▸ Material
##############################

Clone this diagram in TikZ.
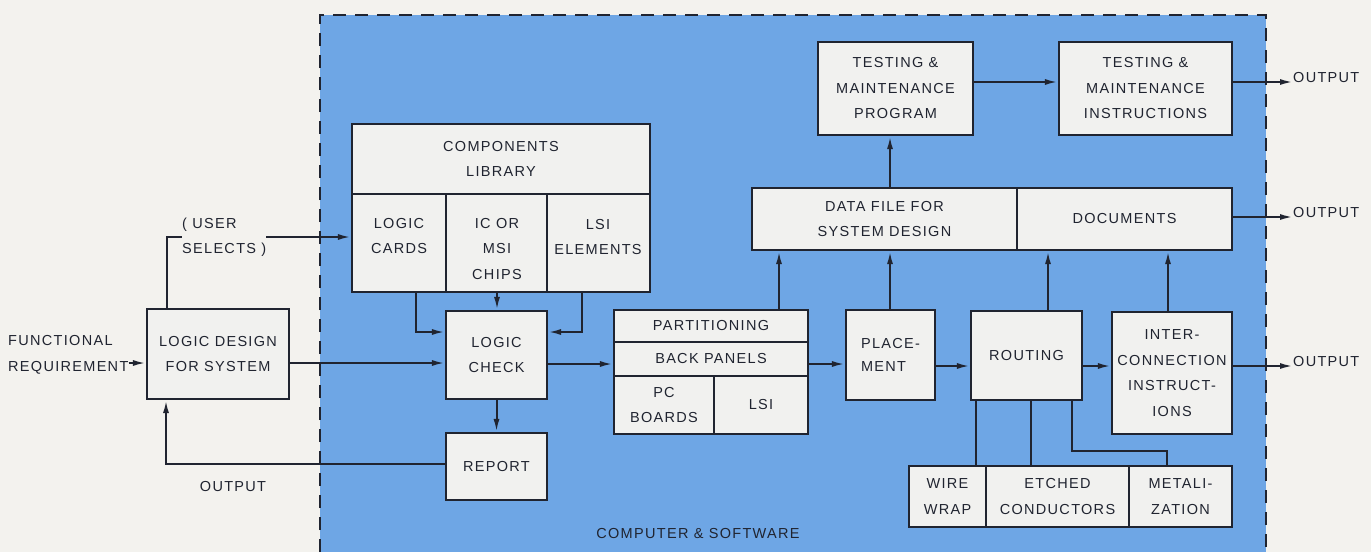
\documentclass[tikz,border=0pt]{standalone}
\usepackage{fontspec}
\setmainfont{Liberation Sans}[LetterSpace=9]
\usetikzlibrary{arrows.meta,calc}
\definecolor{paper}{RGB}{243,242,238}
\definecolor{panel}{RGB}{110,166,229}
\definecolor{boxfill}{RGB}{241,241,239}
\definecolor{ink}{RGB}{32,36,48}
\newcommand\dlbl{\fontsize{14.5}{25.5}\selectfont}
\tikzset{
  box/.style={draw=ink, line width=2.2pt, fill=boxfill, inner sep=0pt, align=center, font=\dlbl, text=ink},
  lbl/.style={align=center, text=ink, font=\dlbl, inner sep=0pt},
  wire/.style={draw=ink, line width=2pt},
  arr/.style={wire, -{Latex[length=13pt,width=6pt]}},
  border/.style={draw=ink, line width=1.8pt, dash pattern=on 13pt off 9pt},
}
\newcommand\bx[6]{\node[box,minimum width={(#4)-(#2)},minimum height={(#5)-(#3)}] (#1) at ({((#2)+(#4))/2},{((#3)+(#5))/2}) {#6};}
\begin{document}
\begin{tikzpicture}[x=1pt,y=-1pt]
\useasboundingbox (0,0) rectangle (1371,552);
\fill[paper] (0,0) rectangle (1371,552);
\fill[panel] (320,15) rectangle (1266,552);
\draw[border] (320,552) -- (320,15) -- (1266,15) -- (1266,552);

% left outside
\node[lbl, align=left, anchor=west] (fr) at (8,355) {FUNCTIONAL\\REQUIREMENT};
\bx{ld}{147}{309}{289}{399}{LOGIC DESIGN\\FOR SYSTEM}
\node[lbl, align=left, anchor=west] (us) at (182,237) {( USER\\SELECTS )};
\node[lbl] (o0) at (233,487) {OUTPUT};

% components library
\bx{lib}{352}{124}{650}{194}{COMPONENTS\\LIBRARY}
\bx{cards}{352}{194}{446}{292}{}
\bx{icor}{446}{194}{547}{292}{}
\bx{lsie}{547}{194}{650}{292}{}
\node[lbl] (tcards) at (399,236) {LOGIC\\CARDS};
\node[lbl] (ticor) at (497,249) {IC OR\\MSI\\CHIPS};
\node[lbl] (tlsie) at (598,237) {LSI\\ELEMENTS};

\bx{lc}{446}{311}{547}{399}{LOGIC\\CHECK}
\bx{rep}{446}{433}{547}{500}{REPORT}

% partitioning
\bx{part}{614}{310}{808}{342}{PARTITIONING}
\bx{bp}{614}{342}{808}{376}{BACK PANELS}
\bx{pcb}{614}{376}{714}{434}{PC\\BOARDS}
\bx{plsi}{714}{376}{808}{434}{LSI}

\bx{pl}{846}{310}{935}{400}{\begin{tabular}{@{}l@{}}PLACE-\\[-3pt]MENT\end{tabular}}
\bx{rt}{971}{311}{1082}{400}{ROUTING}
\bx{ic}{1112}{312}{1232}{434}{INTER-\\CONNECTION\\INSTRUCT-\\IONS}

\bx{ww}{909}{466}{986}{527}{WIRE\\WRAP}
\bx{et}{986}{466}{1129}{527}{ETCHED\\CONDUCTORS}
\bx{mt}{1129}{466}{1232}{527}{METALI-\\ZATION}

\bx{df}{752}{188}{1017}{250}{DATA FILE FOR\\SYSTEM DESIGN}
\bx{doc}{1017}{188}{1232}{250}{DOCUMENTS}

\bx{tp}{818}{42}{973}{135}{TESTING \&\\MAINTENANCE\\PROGRAM}
\bx{ti}{1059}{42}{1232}{135}{TESTING \&\\MAINTENANCE\\INSTRUCTIONS}

\node[lbl, anchor=base west] (o1) at (1293,82) {OUTPUT};
\node[lbl, anchor=base west] (o2) at (1293,217) {OUTPUT};
\node[lbl, anchor=base west] (o3) at (1293,366) {OUTPUT};

\node[lbl] (cs) at (698,534) {COMPUTER \& SOFTWARE};

% connectors
\draw[arr] (fr.east |- 0,363) -- (ld.west |- 0,363);
\draw[wire] (167,0 |- ld.north) |- (us.west);
\draw[arr] (us.east) -- (us.east -| cards.west);
\draw[arr] (ld.east |- 0,363) -- (lc.west |- 0,363);
\draw[arr] (416,0 |- cards.south) |- (lc.west |- 0,332);
\draw[arr] (497,0 |- icor.south) -- (497,0 |- lc.north);
\draw[arr] (582,0 |- lsie.south) |- (lc.east |- 0,332);
\draw[arr] (lc.south) -- (rep.north);
\draw[arr] (rep.west |- 0,464) -| (166,0 |- ld.south);
\draw[arr] (lc.east |- 0,364) -- (bp.west |- 0,364);
\draw[arr] (779,0 |- part.north) -- (779,0 |- df.south);
\draw[arr] (bp.east |- 0,364) -- (pl.west |- 0,364);
\draw[arr] (890,0 |- pl.north) -- (890,0 |- df.south);
\draw[arr] (pl.east |- 0,366) -- (rt.west |- 0,366);
\draw[arr] (1048,0 |- rt.north) -- (1048,0 |- doc.south);
\draw[arr] (rt.east |- 0,366) -- (ic.west |- 0,366);
\draw[arr] (1168,0 |- ic.north) -- (1168,0 |- doc.south);
\draw[arr] (ic.east |- 0,366) -- (o3.base west);
\draw[arr] (doc.east |- 0,217) -- (o2.base west);
\draw[arr] (890,0 |- df.north) -- (890,0 |- tp.south);
\draw[arr] (tp.east |- 0,82) -- (ti.west |- 0,82);
\draw[arr] (ti.east |- 0,82) -- (o1.base west);
\draw[wire] (976,0 |- rt.south) -- (976,0 |- ww.north);
\draw[wire] (1031,0 |- rt.south) -- (1031,0 |- et.north);
\draw[wire] (1072,0 |- rt.south) -- (1072,451) -| (1167,0 |- mt.north);
\end{tikzpicture}
\end{document}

##############################

▸ What is expected
Leave out the pictures and give the listing above again exactly.

▸ Correct answer
Clone this diagram in TikZ.
\documentclass[tikz,border=0pt]{standalone}
\usepackage{fontspec}
\setmainfont{Liberation Sans}[LetterSpace=9]
\usetikzlibrary{arrows.meta,calc}
\definecolor{paper}{RGB}{243,242,238}
\definecolor{panel}{RGB}{110,166,229}
\definecolor{boxfill}{RGB}{241,241,239}
\definecolor{ink}{RGB}{32,36,48}
\newcommand\dlbl{\fontsize{14.5}{25.5}\selectfont}
\tikzset{
  box/.style={draw=ink, line width=2.2pt, fill=boxfill, inner sep=0pt, align=center, font=\dlbl, text=ink},
  lbl/.style={align=center, text=ink, font=\dlbl, inner sep=0pt},
  wire/.style={draw=ink, line width=2pt},
  arr/.style={wire, -{Latex[length=13pt,width=6pt]}},
  border/.style={draw=ink, line width=1.8pt, dash pattern=on 13pt off 9pt},
}
\newcommand\bx[6]{\node[box,minimum width={(#4)-(#2)},minimum height={(#5)-(#3)}] (#1) at ({((#2)+(#4))/2},{((#3)+(#5))/2}) {#6};}
\begin{document}
\begin{tikzpicture}[x=1pt,y=-1pt]
\useasboundingbox (0,0) rectangle (1371,552);
\fill[paper] (0,0) rectangle (1371,552);
\fill[panel] (320,15) rectangle (1266,552);
\draw[border] (320,552) -- (320,15) -- (1266,15) -- (1266,552);

% left outside
\node[lbl, align=left, anchor=west] (fr) at (8,355) {FUNCTIONAL\\REQUIREMENT};
\bx{ld}{147}{309}{289}{399}{LOGIC DESIGN\\FOR SYSTEM}
\node[lbl, align=left, anchor=west] (us) at (182,237) {( USER\\SELECTS )};
\node[lbl] (o0) at (233,487) {OUTPUT};

% components library
\bx{lib}{352}{124}{650}{194}{COMPONENTS\\LIBRARY}
\bx{cards}{352}{194}{446}{292}{}
\bx{icor}{446}{194}{547}{292}{}
\bx{lsie}{547}{194}{650}{292}{}
\node[lbl] (tcards) at (399,236) {LOGIC\\CARDS};
\node[lbl] (ticor) at (497,249) {IC OR\\MSI\\CHIPS};
\node[lbl] (tlsie) at (598,237) {LSI\\ELEMENTS};

\bx{lc}{446}{311}{547}{399}{LOGIC\\CHECK}
\bx{rep}{446}{433}{547}{500}{REPORT}

% partitioning
\bx{part}{614}{310}{808}{342}{PARTITIONING}
\bx{bp}{614}{342}{808}{376}{BACK PANELS}
\bx{pcb}{614}{376}{714}{434}{PC\\BOARDS}
\bx{plsi}{714}{376}{808}{434}{LSI}

\bx{pl}{846}{310}{935}{400}{\begin{tabular}{@{}l@{}}PLACE-\\[-3pt]MENT\end{tabular}}
\bx{rt}{971}{311}{1082}{400}{ROUTING}
\bx{ic}{1112}{312}{1232}{434}{INTER-\\CONNECTION\\INSTRUCT-\\IONS}

\bx{ww}{909}{466}{986}{527}{WIRE\\WRAP}
\bx{et}{986}{466}{1129}{527}{ETCHED\\CONDUCTORS}
\bx{mt}{1129}{466}{1232}{527}{METALI-\\ZATION}

\bx{df}{752}{188}{1017}{250}{DATA FILE FOR\\SYSTEM DESIGN}
\bx{doc}{1017}{188}{1232}{250}{DOCUMENTS}

\bx{tp}{818}{42}{973}{135}{TESTING \&\\MAINTENANCE\\PROGRAM}
\bx{ti}{1059}{42}{1232}{135}{TESTING \&\\MAINTENANCE\\INSTRUCTIONS}

\node[lbl, anchor=base west] (o1) at (1293,82) {OUTPUT};
\node[lbl, anchor=base west] (o2) at (1293,217) {OUTPUT};
\node[lbl, anchor=base west] (o3) at (1293,366) {OUTPUT};

\node[lbl] (cs) at (698,534) {COMPUTER \& SOFTWARE};

% connectors
\draw[arr] (fr.east |- 0,363) -- (ld.west |- 0,363);
\draw[wire] (167,0 |- ld.north) |- (us.west);
\draw[arr] (us.east) -- (us.east -| cards.west);
\draw[arr] (ld.east |- 0,363) -- (lc.west |- 0,363);
\draw[arr] (416,0 |- cards.south) |- (lc.west |- 0,332);
\draw[arr] (497,0 |- icor.south) -- (497,0 |- lc.north);
\draw[arr] (582,0 |- lsie.south) |- (lc.east |- 0,332);
\draw[arr] (lc.south) -- (rep.north);
\draw[arr] (rep.west |- 0,464) -| (166,0 |- ld.south);
\draw[arr] (lc.east |- 0,364) -- (bp.west |- 0,364);
\draw[arr] (779,0 |- part.north) -- (779,0 |- df.south);
\draw[arr] (bp.east |- 0,364) -- (pl.west |- 0,364);
\draw[arr] (890,0 |- pl.north) -- (890,0 |- df.south);
\draw[arr] (pl.east |- 0,366) -- (rt.west |- 0,366);
\draw[arr] (1048,0 |- rt.north) -- (1048,0 |- doc.south);
\draw[arr] (rt.east |- 0,366) -- (ic.west |- 0,366);
\draw[arr] (1168,0 |- ic.north) -- (1168,0 |- doc.south);
\draw[arr] (ic.east |- 0,366) -- (o3.base west);
\draw[arr] (doc.east |- 0,217) -- (o2.base west);
\draw[arr] (890,0 |- df.north) -- (890,0 |- tp.south);
\draw[arr] (tp.east |- 0,82) -- (ti.west |- 0,82);
\draw[arr] (ti.east |- 0,82) -- (o1.base west);
\draw[wire] (976,0 |- rt.south) -- (976,0 |- ww.north);
\draw[wire] (1031,0 |- rt.south) -- (1031,0 |- et.north);
\draw[wire] (1072,0 |- rt.south) -- (1072,451) -| (1167,0 |- mt.north);
\end{tikzpicture}
\end{document}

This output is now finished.